GIVEN EXERCISE → Reproduce all lines of the listing below in which the word "this" occurs.

RAW RECORDS →

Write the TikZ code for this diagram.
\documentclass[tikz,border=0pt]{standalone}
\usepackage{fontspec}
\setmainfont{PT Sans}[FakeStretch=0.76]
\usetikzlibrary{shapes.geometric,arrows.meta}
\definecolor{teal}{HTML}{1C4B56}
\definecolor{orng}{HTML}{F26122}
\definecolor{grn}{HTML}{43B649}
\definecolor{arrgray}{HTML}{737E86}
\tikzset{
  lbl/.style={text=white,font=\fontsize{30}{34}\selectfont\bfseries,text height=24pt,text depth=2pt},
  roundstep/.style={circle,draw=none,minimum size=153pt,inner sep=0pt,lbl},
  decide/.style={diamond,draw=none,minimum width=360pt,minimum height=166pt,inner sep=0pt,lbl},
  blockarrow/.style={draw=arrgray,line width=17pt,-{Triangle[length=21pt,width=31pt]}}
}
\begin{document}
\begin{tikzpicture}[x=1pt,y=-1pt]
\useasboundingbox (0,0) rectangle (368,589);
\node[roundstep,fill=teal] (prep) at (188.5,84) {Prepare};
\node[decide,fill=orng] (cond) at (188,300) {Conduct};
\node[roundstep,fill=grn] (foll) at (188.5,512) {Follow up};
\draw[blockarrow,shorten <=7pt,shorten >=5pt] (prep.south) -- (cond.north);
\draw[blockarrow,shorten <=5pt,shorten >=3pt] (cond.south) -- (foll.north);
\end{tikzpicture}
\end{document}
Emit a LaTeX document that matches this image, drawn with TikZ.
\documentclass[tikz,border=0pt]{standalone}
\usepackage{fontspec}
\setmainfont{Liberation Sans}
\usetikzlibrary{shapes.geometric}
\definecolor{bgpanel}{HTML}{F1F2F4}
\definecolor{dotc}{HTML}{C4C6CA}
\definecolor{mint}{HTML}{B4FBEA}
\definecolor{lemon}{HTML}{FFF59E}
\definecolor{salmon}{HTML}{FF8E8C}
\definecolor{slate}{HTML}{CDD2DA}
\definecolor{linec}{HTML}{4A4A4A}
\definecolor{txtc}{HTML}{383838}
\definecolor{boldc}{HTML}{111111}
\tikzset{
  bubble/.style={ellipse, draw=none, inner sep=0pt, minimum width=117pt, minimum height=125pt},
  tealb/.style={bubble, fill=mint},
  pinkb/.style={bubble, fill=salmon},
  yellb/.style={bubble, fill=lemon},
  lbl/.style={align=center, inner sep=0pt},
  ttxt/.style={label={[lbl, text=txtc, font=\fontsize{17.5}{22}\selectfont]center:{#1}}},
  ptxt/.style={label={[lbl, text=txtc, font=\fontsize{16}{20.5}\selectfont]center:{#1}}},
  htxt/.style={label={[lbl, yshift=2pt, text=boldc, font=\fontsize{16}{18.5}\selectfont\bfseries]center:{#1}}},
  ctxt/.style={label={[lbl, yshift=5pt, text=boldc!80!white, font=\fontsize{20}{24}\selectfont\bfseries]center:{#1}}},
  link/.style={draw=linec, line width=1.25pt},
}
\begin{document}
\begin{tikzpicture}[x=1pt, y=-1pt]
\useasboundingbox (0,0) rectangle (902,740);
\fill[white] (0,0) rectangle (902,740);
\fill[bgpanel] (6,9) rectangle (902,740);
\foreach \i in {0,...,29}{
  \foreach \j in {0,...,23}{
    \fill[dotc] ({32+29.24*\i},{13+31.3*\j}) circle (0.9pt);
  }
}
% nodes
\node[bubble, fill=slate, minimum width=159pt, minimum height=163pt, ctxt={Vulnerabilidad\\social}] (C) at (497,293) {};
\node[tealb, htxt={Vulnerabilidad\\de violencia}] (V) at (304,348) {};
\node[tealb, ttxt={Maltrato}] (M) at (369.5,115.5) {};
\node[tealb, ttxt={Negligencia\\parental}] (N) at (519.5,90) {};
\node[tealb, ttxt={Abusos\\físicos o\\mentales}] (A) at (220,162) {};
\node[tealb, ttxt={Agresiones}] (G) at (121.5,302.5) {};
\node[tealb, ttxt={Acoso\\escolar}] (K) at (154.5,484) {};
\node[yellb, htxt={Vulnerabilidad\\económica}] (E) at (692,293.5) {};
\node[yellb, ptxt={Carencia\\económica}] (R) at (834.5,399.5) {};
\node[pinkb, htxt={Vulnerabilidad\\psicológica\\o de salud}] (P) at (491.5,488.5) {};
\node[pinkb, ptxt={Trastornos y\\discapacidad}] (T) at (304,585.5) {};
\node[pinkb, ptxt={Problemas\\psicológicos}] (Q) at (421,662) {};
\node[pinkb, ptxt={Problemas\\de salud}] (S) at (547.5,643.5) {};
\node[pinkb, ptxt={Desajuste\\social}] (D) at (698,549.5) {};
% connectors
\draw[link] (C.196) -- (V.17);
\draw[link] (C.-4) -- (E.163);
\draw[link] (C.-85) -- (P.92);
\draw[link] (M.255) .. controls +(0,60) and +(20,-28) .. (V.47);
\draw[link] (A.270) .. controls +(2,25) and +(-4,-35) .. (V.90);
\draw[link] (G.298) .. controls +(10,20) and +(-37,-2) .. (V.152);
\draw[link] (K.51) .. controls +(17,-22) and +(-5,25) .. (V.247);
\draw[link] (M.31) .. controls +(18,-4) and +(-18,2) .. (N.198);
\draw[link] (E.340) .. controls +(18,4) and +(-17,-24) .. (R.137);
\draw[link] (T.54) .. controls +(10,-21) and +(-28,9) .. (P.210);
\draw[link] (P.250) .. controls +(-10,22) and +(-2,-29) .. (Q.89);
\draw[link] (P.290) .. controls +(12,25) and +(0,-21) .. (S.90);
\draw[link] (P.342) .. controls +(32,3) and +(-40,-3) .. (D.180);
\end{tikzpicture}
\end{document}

...

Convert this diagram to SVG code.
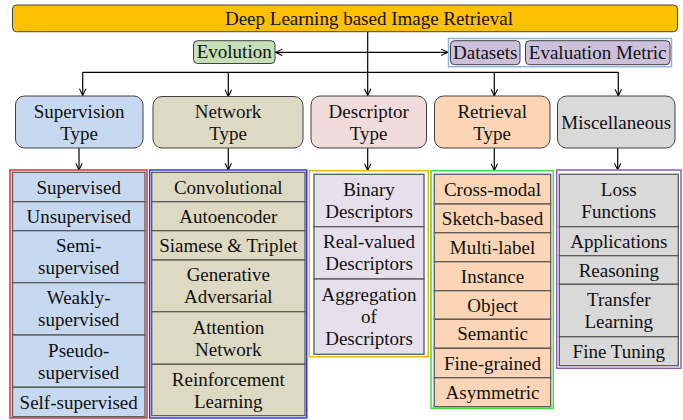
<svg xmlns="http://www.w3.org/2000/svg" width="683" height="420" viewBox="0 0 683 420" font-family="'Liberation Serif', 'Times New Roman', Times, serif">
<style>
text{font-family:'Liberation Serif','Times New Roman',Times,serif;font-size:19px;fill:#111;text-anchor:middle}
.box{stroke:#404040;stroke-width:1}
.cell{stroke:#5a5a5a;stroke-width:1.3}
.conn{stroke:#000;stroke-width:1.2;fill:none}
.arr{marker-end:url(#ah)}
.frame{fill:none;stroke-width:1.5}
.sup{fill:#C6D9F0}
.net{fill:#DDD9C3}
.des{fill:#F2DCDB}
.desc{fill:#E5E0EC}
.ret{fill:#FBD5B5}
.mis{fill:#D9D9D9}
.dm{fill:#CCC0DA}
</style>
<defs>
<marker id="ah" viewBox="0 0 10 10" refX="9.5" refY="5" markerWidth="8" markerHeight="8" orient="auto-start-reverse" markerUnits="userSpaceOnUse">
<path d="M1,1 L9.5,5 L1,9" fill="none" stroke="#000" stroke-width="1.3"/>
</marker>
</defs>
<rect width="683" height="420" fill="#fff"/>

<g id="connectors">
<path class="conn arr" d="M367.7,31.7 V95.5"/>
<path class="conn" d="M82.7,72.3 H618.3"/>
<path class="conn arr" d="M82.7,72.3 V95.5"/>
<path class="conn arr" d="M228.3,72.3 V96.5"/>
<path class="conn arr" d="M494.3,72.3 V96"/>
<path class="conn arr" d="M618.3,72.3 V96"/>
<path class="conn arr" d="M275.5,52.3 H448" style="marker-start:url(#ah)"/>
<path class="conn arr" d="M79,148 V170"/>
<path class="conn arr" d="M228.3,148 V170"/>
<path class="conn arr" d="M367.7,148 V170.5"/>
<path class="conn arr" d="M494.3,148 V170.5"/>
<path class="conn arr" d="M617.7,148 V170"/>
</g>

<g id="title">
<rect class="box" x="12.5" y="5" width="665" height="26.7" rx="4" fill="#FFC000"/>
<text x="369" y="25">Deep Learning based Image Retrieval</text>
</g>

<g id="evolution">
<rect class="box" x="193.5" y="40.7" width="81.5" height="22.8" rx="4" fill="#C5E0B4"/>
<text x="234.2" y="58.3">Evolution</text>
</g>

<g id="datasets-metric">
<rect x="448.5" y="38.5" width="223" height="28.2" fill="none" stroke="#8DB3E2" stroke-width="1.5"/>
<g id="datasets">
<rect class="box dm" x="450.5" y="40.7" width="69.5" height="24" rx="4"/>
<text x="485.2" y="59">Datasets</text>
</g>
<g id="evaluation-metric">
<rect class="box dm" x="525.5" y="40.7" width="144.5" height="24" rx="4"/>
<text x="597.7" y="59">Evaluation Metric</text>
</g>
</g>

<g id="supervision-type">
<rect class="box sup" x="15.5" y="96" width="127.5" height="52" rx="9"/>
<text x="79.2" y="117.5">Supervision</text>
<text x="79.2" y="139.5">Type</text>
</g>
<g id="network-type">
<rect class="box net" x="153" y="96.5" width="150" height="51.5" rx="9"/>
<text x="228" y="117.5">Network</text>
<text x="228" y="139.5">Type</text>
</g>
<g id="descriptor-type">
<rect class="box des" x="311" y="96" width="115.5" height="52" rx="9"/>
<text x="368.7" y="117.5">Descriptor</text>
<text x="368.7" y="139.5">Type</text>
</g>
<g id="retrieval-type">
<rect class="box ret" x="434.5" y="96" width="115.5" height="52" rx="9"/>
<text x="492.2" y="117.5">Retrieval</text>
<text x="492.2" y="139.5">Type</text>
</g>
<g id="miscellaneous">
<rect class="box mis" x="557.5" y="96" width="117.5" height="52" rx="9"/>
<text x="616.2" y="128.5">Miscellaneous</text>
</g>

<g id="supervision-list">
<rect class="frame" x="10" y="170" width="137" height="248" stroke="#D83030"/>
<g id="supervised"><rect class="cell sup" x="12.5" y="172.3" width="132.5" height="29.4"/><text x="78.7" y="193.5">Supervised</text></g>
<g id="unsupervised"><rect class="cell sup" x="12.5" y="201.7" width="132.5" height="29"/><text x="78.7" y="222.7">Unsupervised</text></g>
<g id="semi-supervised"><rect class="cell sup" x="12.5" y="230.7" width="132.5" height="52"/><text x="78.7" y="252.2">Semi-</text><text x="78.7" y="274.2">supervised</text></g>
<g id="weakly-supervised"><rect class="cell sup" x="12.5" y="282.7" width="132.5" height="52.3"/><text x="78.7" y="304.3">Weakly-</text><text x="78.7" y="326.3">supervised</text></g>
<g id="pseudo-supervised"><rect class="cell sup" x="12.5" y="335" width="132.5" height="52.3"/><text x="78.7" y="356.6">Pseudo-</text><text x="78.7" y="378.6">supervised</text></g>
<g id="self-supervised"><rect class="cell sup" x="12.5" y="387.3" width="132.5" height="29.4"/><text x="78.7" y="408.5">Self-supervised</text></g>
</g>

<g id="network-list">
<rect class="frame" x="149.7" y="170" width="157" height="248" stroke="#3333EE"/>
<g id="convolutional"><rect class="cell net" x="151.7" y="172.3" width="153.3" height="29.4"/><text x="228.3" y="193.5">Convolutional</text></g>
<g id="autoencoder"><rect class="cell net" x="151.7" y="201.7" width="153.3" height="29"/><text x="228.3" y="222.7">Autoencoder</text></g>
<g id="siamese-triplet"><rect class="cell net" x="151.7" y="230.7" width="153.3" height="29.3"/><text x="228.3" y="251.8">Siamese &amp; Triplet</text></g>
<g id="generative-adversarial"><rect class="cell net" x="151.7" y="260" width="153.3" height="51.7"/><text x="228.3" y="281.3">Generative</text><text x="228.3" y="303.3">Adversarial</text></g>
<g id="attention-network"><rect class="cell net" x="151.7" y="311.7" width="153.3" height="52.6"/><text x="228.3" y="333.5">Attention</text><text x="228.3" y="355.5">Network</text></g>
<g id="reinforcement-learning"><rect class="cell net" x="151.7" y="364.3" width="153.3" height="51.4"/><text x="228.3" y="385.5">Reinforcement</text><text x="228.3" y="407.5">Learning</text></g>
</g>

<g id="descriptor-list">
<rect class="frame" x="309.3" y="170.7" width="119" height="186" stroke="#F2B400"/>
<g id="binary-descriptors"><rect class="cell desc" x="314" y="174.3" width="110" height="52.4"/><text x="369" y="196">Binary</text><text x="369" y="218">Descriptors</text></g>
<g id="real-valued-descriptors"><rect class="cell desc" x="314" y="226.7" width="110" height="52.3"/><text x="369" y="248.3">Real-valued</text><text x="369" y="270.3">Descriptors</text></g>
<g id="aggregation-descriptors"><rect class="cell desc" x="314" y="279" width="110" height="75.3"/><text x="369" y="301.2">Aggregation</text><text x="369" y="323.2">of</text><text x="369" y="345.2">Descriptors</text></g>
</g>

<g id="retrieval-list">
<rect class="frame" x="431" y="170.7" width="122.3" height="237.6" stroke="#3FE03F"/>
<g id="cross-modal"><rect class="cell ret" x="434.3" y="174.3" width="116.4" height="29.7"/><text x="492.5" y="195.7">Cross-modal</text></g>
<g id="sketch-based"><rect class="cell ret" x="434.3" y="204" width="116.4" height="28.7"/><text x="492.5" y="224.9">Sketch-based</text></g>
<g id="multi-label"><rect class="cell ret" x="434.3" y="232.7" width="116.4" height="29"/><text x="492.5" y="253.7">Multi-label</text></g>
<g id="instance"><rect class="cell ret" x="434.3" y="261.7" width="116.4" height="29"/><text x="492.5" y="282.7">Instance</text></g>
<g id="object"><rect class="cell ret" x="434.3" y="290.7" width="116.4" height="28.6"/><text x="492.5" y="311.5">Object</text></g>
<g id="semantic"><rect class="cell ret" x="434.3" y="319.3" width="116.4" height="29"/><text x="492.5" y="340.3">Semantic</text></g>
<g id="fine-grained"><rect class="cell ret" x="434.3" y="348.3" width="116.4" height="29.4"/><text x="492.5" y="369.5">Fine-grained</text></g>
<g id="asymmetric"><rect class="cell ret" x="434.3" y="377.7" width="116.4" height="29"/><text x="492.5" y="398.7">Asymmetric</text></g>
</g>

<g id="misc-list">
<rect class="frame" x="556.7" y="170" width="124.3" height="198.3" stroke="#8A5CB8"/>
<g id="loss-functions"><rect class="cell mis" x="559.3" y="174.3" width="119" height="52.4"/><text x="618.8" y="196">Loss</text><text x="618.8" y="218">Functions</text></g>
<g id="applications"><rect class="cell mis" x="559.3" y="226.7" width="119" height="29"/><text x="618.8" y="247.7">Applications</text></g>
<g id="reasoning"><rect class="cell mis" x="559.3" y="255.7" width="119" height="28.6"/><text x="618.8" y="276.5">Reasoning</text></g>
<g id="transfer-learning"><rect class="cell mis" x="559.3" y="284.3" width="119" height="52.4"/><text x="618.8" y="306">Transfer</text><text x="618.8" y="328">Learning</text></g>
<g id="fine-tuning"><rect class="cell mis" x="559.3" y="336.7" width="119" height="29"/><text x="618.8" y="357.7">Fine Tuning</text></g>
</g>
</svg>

...

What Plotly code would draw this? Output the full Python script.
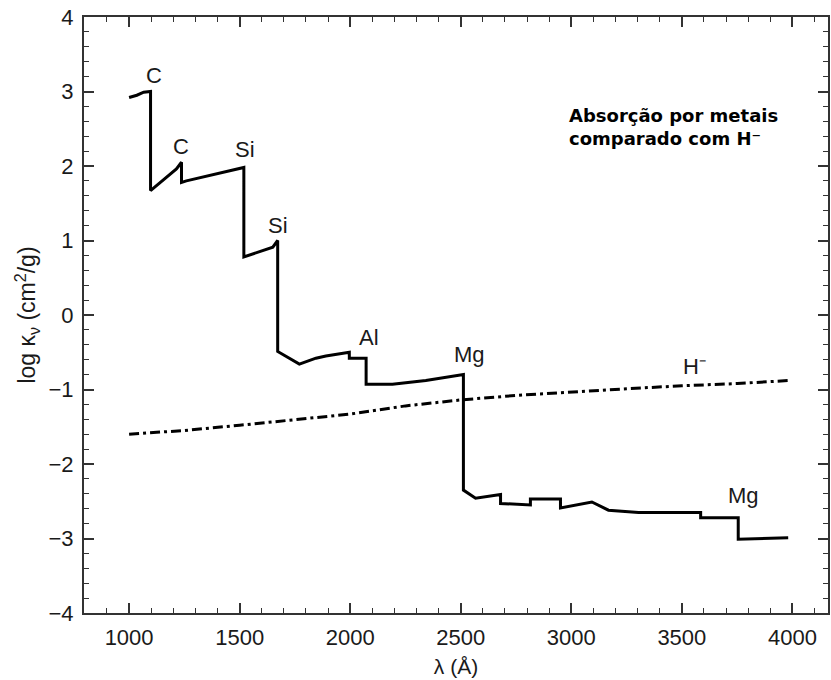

CORRECT RESPONSE →
Write the TikZ code for this diagram.
Emit a LaTeX document that matches this image, drawn with TikZ.
Convert this diagram to SVG code.
What Plotly code would draw this? Output the full Python script.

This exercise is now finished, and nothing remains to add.